Zitat von Al Boldi <[EMAIL PROTECTED]>:

> Mattias Gärtner wrote:
> > Zitat von Al Boldi <[EMAIL PROTECTED]>:
> > > Mattias Gaertner wrote:
> > > > Al Boldi <[EMAIL PROTECTED]> wrote:
> > > > > Exactly right!  The best feature is find declaration/implementation,
> > > > > but this only works for pascal code.  What is needed to make this
> > > > > work for c/c++?
> > > >
> > > > Maybe a plugin for ctags can be written.
> > >
> > > Yes, that may be the easiest way.  But I think we should use ctags
> > > inlined, so that the index is created on-the-fly, and then fed into the
> > > codetools as you open each file.  Do the codetools support this?
> >
> > Partially.
> > The codetools already support three 'languages': pascal (delphi, objfpc,
> > parts of macpas, parts of tp), lfm and pascal directives.
> >
> > The file caches could and should be used (for speed and for integrity with
> > the other IDE tools).
>
> The problem with the caches is that they are somewhat misleading when you
> start changing the code, and then forget to reindex.  So doing it on-the-fly
> should be much safer and faster for large trees.

I can't follow you here.
I was talking about the caches for files.
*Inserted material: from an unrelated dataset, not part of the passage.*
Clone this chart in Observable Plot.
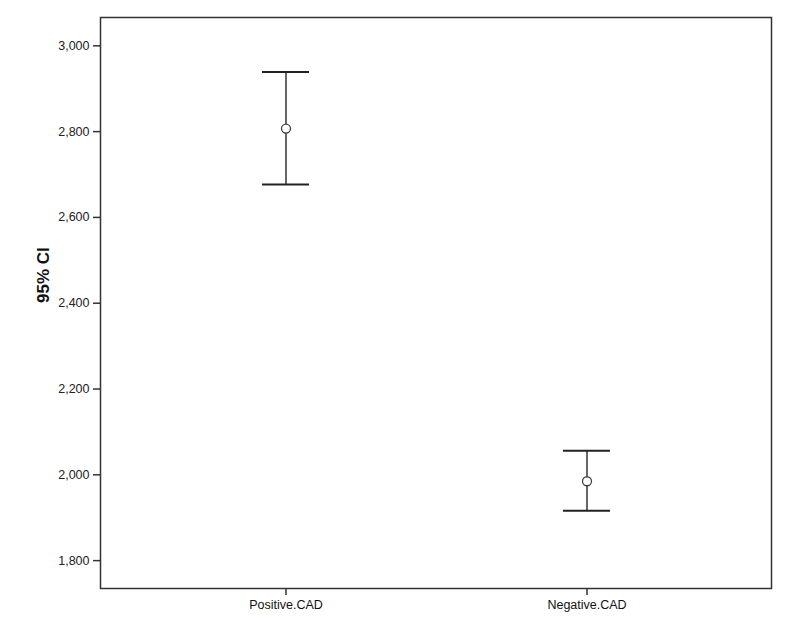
<!DOCTYPE html>
<html>
<head>
<meta charset="utf-8">
<script src="https://cdn.jsdelivr.net/npm/d3@7"></script>
<script src="https://cdn.jsdelivr.net/npm/@observablehq/plot@0.6"></script>
<style>
  html, body { margin: 0; padding: 0; background: #fff; }
  svg { display: block; }
</style>
</head>
<body>
<div id="chart"></div>
<script>
const groups = ["Positive.CAD", "Negative.CAD"];
const means  = [2807, 1985];
const lower  = [2677, 1916];
const upper  = [2939, 2056];
const yTicks = [1800, 2000, 2200, 2400, 2600, 2800, 3000];

const data = groups.map((g, i) => ({group: g, mean: means[i], lo: lower[i], hi: upper[i]}));

const chart = Plot.plot({
  width: 788,
  height: 632,
  marginLeft: 100,
  marginRight: 17,
  marginTop: 17,
  marginBottom: 44,
  style: {fontFamily: "Liberation Sans, Arial, sans-serif", fontSize: "12.5px", color: "#222", background: "#fff"},
  x: {
    type: "band",
    domain: groups,
    paddingInner: 0.844,
    paddingOuter: 0.535,
    label: null
  },
  y: {
    domain: [1735, 3066],
    ticks: yTicks,
    tickFormat: d3.format(","),
    label: null
  },
  marks: [
    Plot.frame({stroke: "#333", strokeWidth: 1.5}),
    Plot.axisY({ticks: yTicks, tickFormat: d3.format(","), tickSize: 7, tickPadding: 4, stroke: "#333", strokeWidth: 1.5, fill: "#222", label: null}),
    Plot.axisX({tickSize: 7, tickPadding: 5, stroke: "#333", strokeWidth: 1.5, fill: "#111", label: null}),
    Plot.text(["95% CI"], {frameAnchor: "left", dx: -57, rotate: -90, fontWeight: "bold", fontSize: 17, fill: "#111"}),
    Plot.ruleX(data, {x: "group", y1: "lo", y2: "hi", stroke: "#333", strokeWidth: 1.5}),
    Plot.tickY(data, {x: "group", y: "lo", stroke: "#222", strokeWidth: 2}),
    Plot.tickY(data, {x: "group", y: "hi", stroke: "#222", strokeWidth: 2}),
    Plot.dot(data, {x: "group", y: "mean", r: 4.5, stroke: "#444", strokeWidth: 1.3, fill: "white"})
  ]
});
document.getElementById("chart").appendChild(chart);
</script>
</body>
</html>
For example the cache for the file
unit1.pas. The pascal parser reads and creates a code tree. This code tree is
cached as well, but this is another cache and can not be used by the ctags.
I only said, that the plugin should use the file caches instead of accessing the
files on disk directly.


> > The code trees can be used (with other constants).
> > Then some ctags functions should be added to the TCodeToolManager for easy
> > handling.
> > Finally some IDE features could use the ctags information. e.g. method
> > jumping and code explorer.
> > Of course ctags is a pretty simple parser and can not be used to parse
> > macros correctly. And of course the file interdependencies can not be
> > handled neither, as this requires a C IDE, which is not the goal of
> > lazarus.
>
> I think the least we should handle are the #include's, otherwise the
> on-the-fly ctags may not work.  Parsing the files for #include's should be
> easy, right?

I'm no ctags expert. I don't know if ctags has a preprocessor.